Require authentication before showing financial data. Every deep link destination that displays account information, transaction details, or payment forms must sit behind an authentication gate. Store the pending destination and restore it after login.

Add biometric verification for sensitive actions. Payment confirmations, fund transfers, and fraud dispute responses should require biometric authentication even if the user has an active session.

Log everything for compliance. Deep link creation, click, validation, expiration, and completion events all belong in your audit log. Configure webhooks to stream these events to your SIEM or compliance logging platform.

Handle the uninstalled case gracefully. When a user taps a payment link but does not have your app installed, show a web-based version of the payment flow or a clear prompt to install the app. Do not just drop them on a generic app store page with no context.

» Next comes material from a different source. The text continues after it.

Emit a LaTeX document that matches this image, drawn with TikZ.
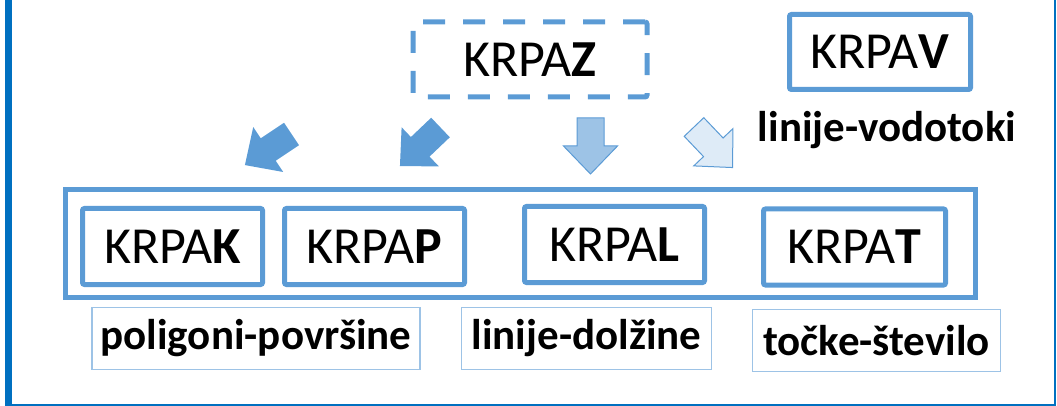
\documentclass[tikz,border=0pt]{standalone}
\usepackage{xcolor}
\usepackage{fontspec}
\setmainfont{Carlito}
\usepackage{tikz}
\usetikzlibrary{positioning}
\definecolor{accent}{HTML}{5B9BD5}
\definecolor{accentlight}{HTML}{9DC3E6}
\definecolor{accentpale}{HTML}{DEEBF7}
\definecolor{framecol}{HTML}{0070C0}
\tikzset{>=latex}
\tikzstyle{krpa} = [rectangle, draw=accent, line width=5pt, rounded corners=2pt, minimum width=180pt, minimum height=76pt, inner sep=0pt, font=\fontsize{52}{60}\selectfont]
\tikzstyle{opis} = [rectangle, draw=accentlight, line width=1.5pt, minimum height=62pt, inner sep=0pt, font=\fontsize{43}{50}\selectfont\bfseries]
\tikzset{bigarrow/.pic={\path [pic actions] (0,-13.5) -- (28,-13.5) -- (28,-27) -- (56,0) -- (28,27) -- (28,13.5) -- (0,13.5) -- cycle;}}

\begin{document}
\begin{tikzpicture}[x=1pt, y=-1pt]
\useasboundingbox (0,0) rectangle (1057,406);
\fill [framecol] (5,0) rectangle (12,406);
\draw [framecol, line width=2pt] (12,405) -- (1055,405) -- (1055,0);

\node [krpa, dash pattern=on 22pt off 18pt, minimum width=234pt, minimum height=75pt] (Z) at (530, 59.5) {KRPA\textbf{Z}};
\node [krpa, minimum width=181pt, minimum height=75pt] (V) at (880, 52) {KRPA\textbf{V}};
\node [font=\fontsize{43}{50}\selectfont\bfseries, inner sep=0pt, anchor=base] (Vopis) at (887, 142) {linije-vodotoki};

\pic [fill=accent, rotate=213.7] at (291.5, 134) {bigarrow};
\pic [fill=accent, rotate=223.6] at (440.5, 127.5) {bigarrow};
\pic [fill=accentlight, draw=accent, line width=1pt, rotate=-90] at (590.5, 118) {bigarrow};
\pic [fill=accentpale, draw=accent, line width=1pt, rotate=-46.4] at (694, 127) {bigarrow};

\node [rectangle, draw=accent, line width=5pt, minimum width=910pt, minimum height=108pt] (skupina) at (520.5, 243.5) {};
\node [krpa] (K) at (172.5, 246.5) {KRPA\textbf{K}};
\node [krpa] (P) at (374.5, 246.5) {KRPA\textbf{P}};
\node [krpa] (L) at (614.5, 244.5) {KRPA\textbf{L}};
\node [krpa, minimum width=182pt] (T) at (854.5, 247) {KRPA\textbf{T}};

\node [opis, minimum width=328pt] (Kopis) at (256, 338.5) {poligoni-površine};
\node [opis, minimum width=250pt] (Lopis) at (586.5, 338.5) {linije-dolžine};
\node [opis, minimum width=248pt] (Topis) at (876.5, 340.5) {točke-število};
\end{tikzpicture}
\end{document}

Test link expiration end-to-end. Expired link behavior is easy to overlook during development. Write tests that create a link, advance the clock past its expiration, and verify that the app shows the correct expired state rather than a generic error.

Do not auto-execute financial actions from deep links. Always show a confirmation screen. A user who taps a payment deep link should see the payment details and explicitly confirm. This protects against phishing and accidental clicks.

Use HTTPS for everything. Deep link domains, associated domain verification files, API endpoints, and webhook callbacks should all use TLS. HTTP has no place in a financial application's link infrastructure.

Conclusion

Deep linking in fintech and banking apps follows the same fundamental principles as any other app category: get users to the right screen as fast as possible. But the constraints are tighter. You cannot put sensitive data in URLs. You must authenticate before showing content. You need to expire links aggressively. And you have to log every interaction for compliance audits.

The good news is that these constraints, once implemented, make your deep linking infrastructure more reliable for everyone. Opaque tokens are more maintainable than URLs packed with query parameters. Server-side validation catches bugs that client-side routing would miss. Expiration policies prevent stale links from causing confusion months later.

Start with the highest-impact deep link patterns (payment requests, fraud alerts, and onboarding flows), get the authentication handoff right, and build from there. The technical foundation you set up for fintech deep linking will serve you well as your app grows and your link volume increases.